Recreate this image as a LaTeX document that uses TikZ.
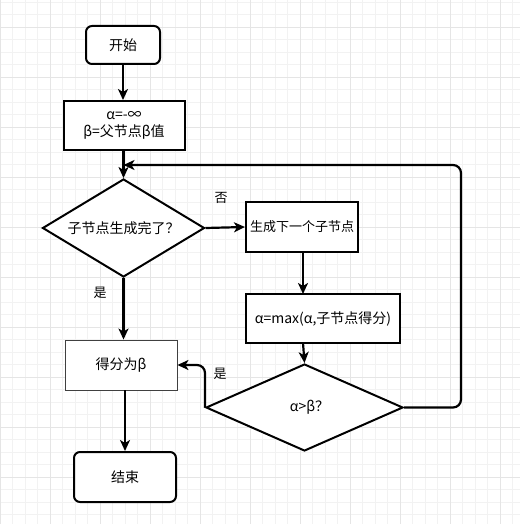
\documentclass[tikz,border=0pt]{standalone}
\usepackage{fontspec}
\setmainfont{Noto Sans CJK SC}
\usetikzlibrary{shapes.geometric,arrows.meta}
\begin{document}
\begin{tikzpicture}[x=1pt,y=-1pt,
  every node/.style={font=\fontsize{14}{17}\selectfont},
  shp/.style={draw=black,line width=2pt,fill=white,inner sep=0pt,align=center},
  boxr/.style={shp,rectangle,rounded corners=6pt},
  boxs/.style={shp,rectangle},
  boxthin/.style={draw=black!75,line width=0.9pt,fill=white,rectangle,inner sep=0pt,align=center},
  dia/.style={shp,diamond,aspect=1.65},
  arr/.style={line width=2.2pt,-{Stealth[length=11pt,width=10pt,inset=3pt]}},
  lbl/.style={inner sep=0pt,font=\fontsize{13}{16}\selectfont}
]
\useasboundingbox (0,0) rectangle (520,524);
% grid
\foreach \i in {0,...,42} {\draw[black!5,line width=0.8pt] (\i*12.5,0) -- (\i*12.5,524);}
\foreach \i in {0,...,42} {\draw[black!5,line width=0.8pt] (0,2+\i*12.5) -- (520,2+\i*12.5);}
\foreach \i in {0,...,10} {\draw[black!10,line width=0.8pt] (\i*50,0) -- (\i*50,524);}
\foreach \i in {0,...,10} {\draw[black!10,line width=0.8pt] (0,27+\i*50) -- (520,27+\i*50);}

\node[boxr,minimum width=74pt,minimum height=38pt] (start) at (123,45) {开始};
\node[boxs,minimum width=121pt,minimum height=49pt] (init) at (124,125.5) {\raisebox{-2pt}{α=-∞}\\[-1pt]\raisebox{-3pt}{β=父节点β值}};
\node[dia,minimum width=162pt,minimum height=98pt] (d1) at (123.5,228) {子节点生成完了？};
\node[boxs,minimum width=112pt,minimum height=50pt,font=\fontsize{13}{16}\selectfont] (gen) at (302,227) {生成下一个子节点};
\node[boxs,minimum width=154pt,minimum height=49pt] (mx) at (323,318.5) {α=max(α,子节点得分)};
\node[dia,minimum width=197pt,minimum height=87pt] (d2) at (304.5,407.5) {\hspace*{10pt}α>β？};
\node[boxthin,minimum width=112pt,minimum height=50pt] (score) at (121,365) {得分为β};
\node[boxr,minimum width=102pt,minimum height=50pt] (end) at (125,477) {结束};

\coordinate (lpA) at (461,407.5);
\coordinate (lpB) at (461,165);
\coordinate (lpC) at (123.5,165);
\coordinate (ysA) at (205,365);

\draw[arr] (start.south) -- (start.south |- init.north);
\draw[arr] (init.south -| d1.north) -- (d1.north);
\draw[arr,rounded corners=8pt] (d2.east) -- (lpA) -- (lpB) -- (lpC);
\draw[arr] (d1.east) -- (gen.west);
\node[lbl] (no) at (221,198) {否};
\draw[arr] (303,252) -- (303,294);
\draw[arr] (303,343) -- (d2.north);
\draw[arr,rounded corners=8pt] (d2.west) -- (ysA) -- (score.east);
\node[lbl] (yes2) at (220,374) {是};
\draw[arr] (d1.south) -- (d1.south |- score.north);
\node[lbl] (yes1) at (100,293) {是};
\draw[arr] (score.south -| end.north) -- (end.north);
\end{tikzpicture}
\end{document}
+++
== Given request ==
Reproduce the data above in full, exactly as it is, with the pictures left out.

== Correct result ==
Recreate this image as a LaTeX document that uses TikZ.
\documentclass[tikz,border=0pt]{standalone}
\usepackage{fontspec}
\setmainfont{Noto Sans CJK SC}
\usetikzlibrary{shapes.geometric,arrows.meta}
\begin{document}
\begin{tikzpicture}[x=1pt,y=-1pt,
  every node/.style={font=\fontsize{14}{17}\selectfont},
  shp/.style={draw=black,line width=2pt,fill=white,inner sep=0pt,align=center},
  boxr/.style={shp,rectangle,rounded corners=6pt},
  boxs/.style={shp,rectangle},
  boxthin/.style={draw=black!75,line width=0.9pt,fill=white,rectangle,inner sep=0pt,align=center},
  dia/.style={shp,diamond,aspect=1.65},
  arr/.style={line width=2.2pt,-{Stealth[length=11pt,width=10pt,inset=3pt]}},
  lbl/.style={inner sep=0pt,font=\fontsize{13}{16}\selectfont}
]
\useasboundingbox (0,0) rectangle (520,524);
% grid
\foreach \i in {0,...,42} {\draw[black!5,line width=0.8pt] (\i*12.5,0) -- (\i*12.5,524);}
\foreach \i in {0,...,42} {\draw[black!5,line width=0.8pt] (0,2+\i*12.5) -- (520,2+\i*12.5);}
\foreach \i in {0,...,10} {\draw[black!10,line width=0.8pt] (\i*50,0) -- (\i*50,524);}
\foreach \i in {0,...,10} {\draw[black!10,line width=0.8pt] (0,27+\i*50) -- (520,27+\i*50);}

\node[boxr,minimum width=74pt,minimum height=38pt] (start) at (123,45) {开始};
\node[boxs,minimum width=121pt,minimum height=49pt] (init) at (124,125.5) {\raisebox{-2pt}{α=-∞}\\[-1pt]\raisebox{-3pt}{β=父节点β值}};
\node[dia,minimum width=162pt,minimum height=98pt] (d1) at (123.5,228) {子节点生成完了？};
\node[boxs,minimum width=112pt,minimum height=50pt,font=\fontsize{13}{16}\selectfont] (gen) at (302,227) {生成下一个子节点};
\node[boxs,minimum width=154pt,minimum height=49pt] (mx) at (323,318.5) {α=max(α,子节点得分)};
\node[dia,minimum width=197pt,minimum height=87pt] (d2) at (304.5,407.5) {\hspace*{10pt}α>β？};
\node[boxthin,minimum width=112pt,minimum height=50pt] (score) at (121,365) {得分为β};
\node[boxr,minimum width=102pt,minimum height=50pt] (end) at (125,477) {结束};

\coordinate (lpA) at (461,407.5);
\coordinate (lpB) at (461,165);
\coordinate (lpC) at (123.5,165);
\coordinate (ysA) at (205,365);

\draw[arr] (start.south) -- (start.south |- init.north);
\draw[arr] (init.south -| d1.north) -- (d1.north);
\draw[arr,rounded corners=8pt] (d2.east) -- (lpA) -- (lpB) -- (lpC);
\draw[arr] (d1.east) -- (gen.west);
\node[lbl] (no) at (221,198) {否};
\draw[arr] (303,252) -- (303,294);
\draw[arr] (303,343) -- (d2.north);
\draw[arr,rounded corners=8pt] (d2.west) -- (ysA) -- (score.east);
\node[lbl] (yes2) at (220,374) {是};
\draw[arr] (d1.south) -- (d1.south |- score.north);
\node[lbl] (yes1) at (100,293) {是};
\draw[arr] (score.south -| end.north) -- (end.north);
\end{tikzpicture}
\end{document}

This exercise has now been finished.